Sutherland-known for his abstract landscapes, as well as his portraits of public figures-was commissioned by the Houses of Parliament to paint Churchill for his 80th birthday in 1954. Churchill was popular as Prime Minister during the Second World War. He did not fare as well during his second term, however, and so was particularly conscious of how he was portrayed. He thought the portrait "filthy and malignant," and did not attend the public ceremony. Instead of being hung in parliament, it was hidden away in his home in Kent, and destroyed within a year. Its final disappearance was masterminded by Churchill's secretary, Grace Hamblin, who asked her brother to burn the painting. A copy still resides at the Carlton club in London.
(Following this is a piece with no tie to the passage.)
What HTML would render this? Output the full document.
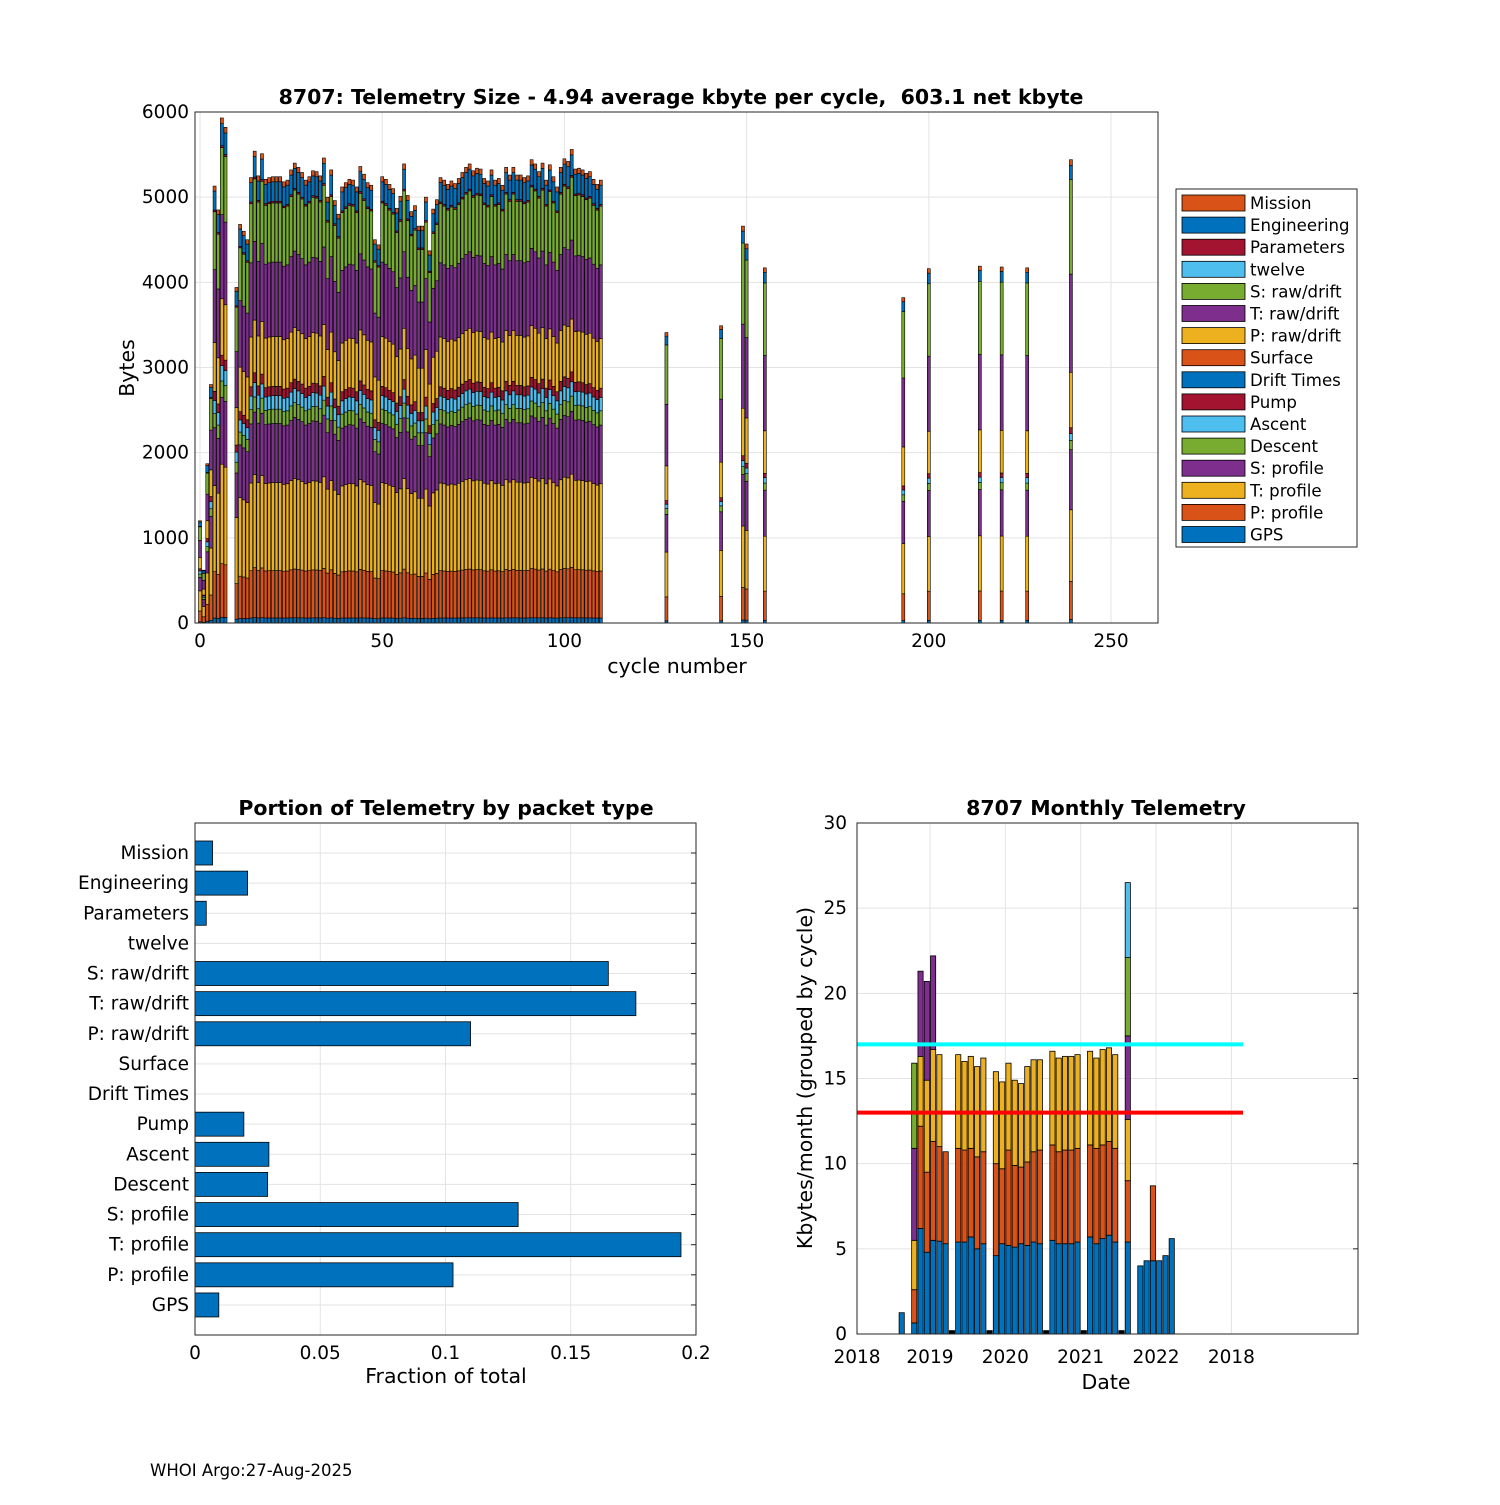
<!DOCTYPE html>
<html><head><meta charset="utf-8">
<style>
body{margin:0;background:#fff;font-family:"Liberation Sans","DejaVu Sans",sans-serif;}
svg text{font-family:"DejaVu Sans","Liberation Sans",sans-serif;white-space:pre;}
</style></head>
<body>
<svg id="fig" width="1500" height="1500" viewBox="0 0 1500 1500" xmlns="http://www.w3.org/2000/svg">
<rect width="1500" height="1500" fill="#fff"/>
<g id="top"></g>
<g id="bl"></g>
<g id="br"></g>
<text x="150" y="1476" font-size="16.5" fill="#000">WHOI Argo:27-Aug-2025</text>
</svg>
<script>
// ---------- data ----------
const C={blue:'#0072BD',orange:'#D95319',yellow:'#EDB120',purple:'#7E2F8E',green:'#77AC30',lblue:'#4DBEEE',red:'#A2142F'};
const stackNames=['GPS','P: profile','T: profile','S: profile','Descent','Ascent','Pump','Drift Times','Surface','P: raw/drift','T: raw/drift','S: raw/drift','twelve','Parameters','Engineering','Mission'];
const stackColors=[C.blue,C.orange,C.yellow,C.purple,C.green,C.lblue,C.red,C.blue,C.orange,C.yellow,C.purple,C.green,C.lblue,C.red,C.blue,C.orange];
const compFull=[60,560,1040,700,170,160,110,0,0,590,880,700,0,20,230,60];
const compSparse=[30,330,620,520,80,60,50,0,0,480,850,820,0,0,120,50];
const earlyCycles=[0,1,2,3,4,5,6,7];
const earlyTotals=[1200,620,1870,2800,5130,4850,5930,5820];
const mainStart=10;
const mainTotals=[3940,4680,4600,4500,5230,5540,5250,5510,5210,5230,5240,5240,5240,5180,5200,5320,5400,5350,5290,5200,5240,5310,5300,5250,5460,5000,5320,4960,4800,5120,5170,5210,5200,5120,5360,5270,5170,5140,4500,4440,5240,5210,5150,5100,4870,5010,5390,5020,4830,4900,4660,4660,5000,4370,4860,4970,5230,5200,5150,5190,5160,5220,5290,5350,5390,5310,5340,5330,5220,5190,5320,5200,5220,5140,5350,5260,5350,5260,5260,5230,5250,5440,5390,5300,5400,5200,5380,5240,5120,5350,5450,5420,5560,5330,5340,5320,5280,5300,5210,5150,5200];
const sparseCycles=[128,143,149,150,155,193,200,214,220,227,239];
const sparseTotals=[3410,3490,4660,4450,4170,3820,4160,4190,4180,4170,5440];
const yTicksTop=[0,1000,2000,3000,4000,5000,6000];
const xTicksTop=[0,50,100,150,200,250];

const portionCats=['Mission','Engineering','Parameters','twelve','S: raw/drift','T: raw/drift','P: raw/drift','Surface','Drift Times','Pump','Ascent','Descent','S: profile','T: profile','P: profile','GPS'];
const portionVals=[0.007,0.021,0.0045,0,0.165,0.176,0.110,0,0,0.0195,0.0295,0.029,0.129,0.194,0.103,0.0095];
const xTicksPortion=[0,0.05,0.1,0.15,0.2];
const xTickLabelsPortion=['0','0.05','0.1','0.15','0.2'];

const monthIdx=[7,9,10,11,12,13,14,15,16,17,18,19,20,21,22,23,24,25,26,27,28,29,30,31,32,33,34,35,36,37,38,39,40,41,42,43,45,46,47,48,49,50];
const mBlue  =[1.25,0.65,6.2,4.8,5.5,5.45,5.3,0,5.4,5.4,5.7,5.0,5.3,0,4.6,5.3,5.2,5.1,5.3,5.2,5.4,5.3,0,5.5,5.3,5.3,5.3,5.4,0,5.7,5.3,5.6,5.8,5.4,0,5.4,4.0,4.3,4.3,4.3,4.6,5.6];
const mOrange=[0,1.95,6.0,4.7,5.8,5.55,5.4,0,5.5,5.4,5.2,5.4,5.4,0,5.4,4.4,5.6,4.8,4.5,4.9,5.3,5.5,0,5.6,5.4,5.5,5.5,5.5,0,5.4,5.6,5.5,5.5,5.5,0,3.6,0,0,4.4,0,0,0];
const mYellow=[0,2.9,4.1,5.4,5.4,5.4,0,0,5.5,5.2,5.4,5.3,5.5,0,5.4,5.1,5.1,5.0,4.9,5.6,5.4,5.3,0,5.5,5.5,5.5,5.5,5.5,0,5.5,5.3,5.6,5.5,5.5,0,3.6,0,0,0,0,0,0];
const mPurple=[0,5.4,5.0,5.8,5.5,0,0,0,0,0,0,0,0,0,0,0,0,0,0,0,0,0,0,0,0,0,0,0,0,0,0,0,0,0,0,4.9,0,0,0,0,0,0];
const mGreen =[0,5.0,0,0,0,0,0,0,0,0,0,0,0,0,0,0,0,0,0,0,0,0,0,0,0,0,0,0,0,0,0,0,0,0,0,4.6,0,0,0,0,0,0];
const mLblue =[0,0,0,0,0,0,0,0,0,0,0,0,0,0,0,0,0,0,0,0,0,0,0,0,0,0,0,0,0,0,0,0,0,0,0,4.4,0,0,0,0,0,0];
const mBlack =[0,0,0,0,0,0,0,0.2,0,0,0,0,0,0.2,0,0,0,0,0,0,0,0,0.2,0,0,0,0,0,0.2,0,0,0,0,0,0.2,0,0,0,0,0,0,0];
const yTicksMonthly=[0,5,10,15,20,25,30];
const yearTicks=[0,12,24,36,48,60];
const yearLabels=['2018','2019','2020','2021','2022','2018'];
const refCyan=17.0, refRed=13.0;

// ---------- helpers ----------
const NS='http://www.w3.org/2000/svg';
const FS=18.5;
function mk(parent,tag,attrs,text){const e=document.createElementNS(NS,tag);for(const k in attrs)e.setAttribute(k,attrs[k]);if(text!==undefined)e.textContent=text;parent.appendChild(e);return e;}

// ---------- top chart ----------
(function(){
const g=document.getElementById('top');
const L=195,R=1158,T=112,B=623;
const xs=c=>200+c*3.644, ys=v=>B-(v/6000)*(B-T);
mk(g,'rect',{x:L,y:T,width:R-L,height:B-T,fill:'#fff'});
yTicksTop.forEach(v=>{mk(g,'line',{x1:L,x2:R,y1:ys(v),y2:ys(v),stroke:'#e3e3e3','stroke-width':1});
 const t=mk(g,'text',{x:L-6,y:ys(v)+6,'font-size':FS,'text-anchor':'end'},String(v));
 });
xTicksTop.forEach(v=>{mk(g,'line',{x1:xs(v),x2:xs(v),y1:T,y2:B,stroke:'#e3e3e3','stroke-width':1});
 const t=mk(g,'text',{x:xs(v),y:B+24,'font-size':FS,'text-anchor':'middle'},String(v));
 });
function bar(c,total,comp){
 const s=comp.reduce((a,b)=>a+b,0);let acc=0;
 const bg=mk(g,'g',{});
 
 
 comp.forEach((p,i)=>{if(p<=0)return;const v=p*total/s;
  const r=mk(bg,'rect',{x:xs(c)-1.5,y:ys(acc+v),width:3,height:ys(acc)-ys(acc+v),fill:stackColors[i],stroke:'#000','stroke-width':0.6});
  
  
  acc+=v;});
}
earlyCycles.forEach((c,i)=>bar(c,earlyTotals[i],compFull));
for(let i=0;i<101&&i<mainTotals.length;i++)bar(mainStart+i,mainTotals[i],compFull);
sparseCycles.forEach((c,i)=>bar(c,sparseTotals[i],compSparse));
mk(g,'rect',{x:L,y:T,width:R-L,height:B-T,fill:'none',stroke:'#262626','stroke-width':1});
let t=mk(g,'text',{x:681,y:104,'font-size':20.5,'font-weight':'bold','text-anchor':'middle'},'8707: Telemetry Size - 4.94 average kbyte per cycle,  603.1 net kbyte');

t=mk(g,'text',{x:677,y:673,'font-size':20.5,'text-anchor':'middle'},'cycle number');

t=mk(g,'text',{x:0,y:0,'font-size':20.5,'text-anchor':'middle',transform:'translate(134,368) rotate(-90)'},'Bytes');

// legend
const lg=mk(g,'g',{});

mk(lg,'rect',{x:1176,y:189,width:181,height:358,fill:'#fff',stroke:'#262626','stroke-width':1});
const order=[15,14,13,12,11,10,9,8,7,6,5,4,3,2,1,0];
order.forEach((idx,k)=>{const y=203+k*22.1;
 const e=mk(lg,'g',{});
 
 mk(e,'rect',{x:1182,y:y-8,width:63,height:16,fill:stackColors[idx],stroke:'#000','stroke-width':0.8});
 mk(e,'text',{x:1250,y:y+6,'font-size':16.6},stackNames[idx]);});
})();

// ---------- bottom-left ----------
(function(){
const g=document.getElementById('bl');
const L=195,R=696,T=823,B=1335;
const xs=v=>L+v/0.2*(R-L), ys=i=>853+i*30.13;
xTicksPortion.forEach((v,i)=>{mk(g,'line',{x1:xs(v),x2:xs(v),y1:T,y2:B,stroke:'#e3e3e3'});
 const t=mk(g,'text',{x:xs(v),y:B+24,'font-size':FS,'text-anchor':'middle'},xTickLabelsPortion[i]);
 });
portionCats.forEach((c,i)=>{mk(g,'line',{x1:L,x2:R,y1:ys(i),y2:ys(i),stroke:'#e3e3e3'});
 mk(g,'line',{x1:R-5,x2:R,y1:ys(i),y2:ys(i),stroke:'#262626'});
 const t=mk(g,'text',{x:L-6,y:ys(i)+6,'font-size':FS,'text-anchor':'end'},c);
 
 if(portionVals[i]>0){const r=mk(g,'rect',{x:L,y:ys(i)-12,width:xs(portionVals[i])-L,height:24,fill:C.blue,stroke:'#000','stroke-width':0.8});
 }
});
mk(g,'rect',{x:L,y:T,width:R-L,height:B-T,fill:'none',stroke:'#262626'});
let t=mk(g,'text',{x:446,y:815,'font-size':20.5,'font-weight':'bold','text-anchor':'middle'},'Portion of Telemetry by packet type');

t=mk(g,'text',{x:446,y:1383,'font-size':20.5,'text-anchor':'middle'},'Fraction of total');

})();

// ---------- bottom-right ----------
(function(){
const g=document.getElementById('br');
const L=857,R=1358,T=823,B=1334;
const xs=m=>854.6+m*6.28, ys=v=>B-v/30*(B-T);
yTicksMonthly.forEach(v=>{mk(g,'line',{x1:L,x2:R,y1:ys(v),y2:ys(v),stroke:'#e3e3e3'});
 mk(g,'line',{x1:R-5,x2:R,y1:ys(v),y2:ys(v),stroke:'#262626'});
 const t=mk(g,'text',{x:L-10,y:ys(v)+6,'font-size':FS,'text-anchor':'end'},String(v));
 });
yearTicks.forEach((m,i)=>{const x=Math.max(xs(m),L);
 mk(g,'line',{x1:x,x2:x,y1:T,y2:B,stroke:'#e3e3e3'});
 const t=mk(g,'text',{x:x,y:B+29,'font-size':FS,'text-anchor':'middle'},yearLabels[i]);
 });
const layers=[[mBlue,C.blue],[mOrange,C.orange],[mYellow,C.yellow],[mPurple,C.purple],[mGreen,C.green],[mLblue,C.lblue],[mBlack,'#000']];
monthIdx.forEach((m,i)=>{let acc=0;const cx=xs(m+0.5);
 layers.forEach(([arr,col])=>{const v=arr[i];if(!v)return;
  const r=mk(g,'rect',{x:cx-2.6,y:ys(acc+v),width:5.2,height:ys(acc)-ys(acc+v),fill:col,stroke:'#000','stroke-width':0.8});
  
  acc+=v;});});
let l=mk(g,'line',{x1:L,x2:1243,y1:ys(refCyan),y2:ys(refCyan),stroke:'#00FFFF','stroke-width':4});

l=mk(g,'line',{x1:L,x2:1243,y1:ys(refRed),y2:ys(refRed),stroke:'#FF0000','stroke-width':4});

mk(g,'rect',{x:L,y:T,width:R-L,height:B-T,fill:'none',stroke:'#262626'});
let t=mk(g,'text',{x:1106,y:815,'font-size':20.5,'font-weight':'bold','text-anchor':'middle'},'8707 Monthly Telemetry');

t=mk(g,'text',{x:1106,y:1389,'font-size':20.5,'text-anchor':'middle'},'Date');

t=mk(g,'text',{x:0,y:0,'font-size':20.5,'text-anchor':'middle',transform:'translate(812,1078) rotate(-90)'},'Kbytes/month (grouped by cycle)');

})();
</script>
</body></html>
The oil-on-canvas study was one of many that Sutherland made in preparation for the painting. Sutherland kept the work, which he then gave to the framer Albert Hetch, who then bequeathed it to a member of the Ogilvy family, who put the work up for auction. It was last shown in public in 1982.
André Zlattinger, head of modern British and Irish art at Sotheby's, describes the study not as "a formal, but an intimate portrayal. Churchill is caught in a moment of absent-minded thoughtfulness."
Sotheby's adds: "The work demonstrates a thoughtful vulnerability and an insight into the depth of the unlikely friendship that blossomed between the two men during this period."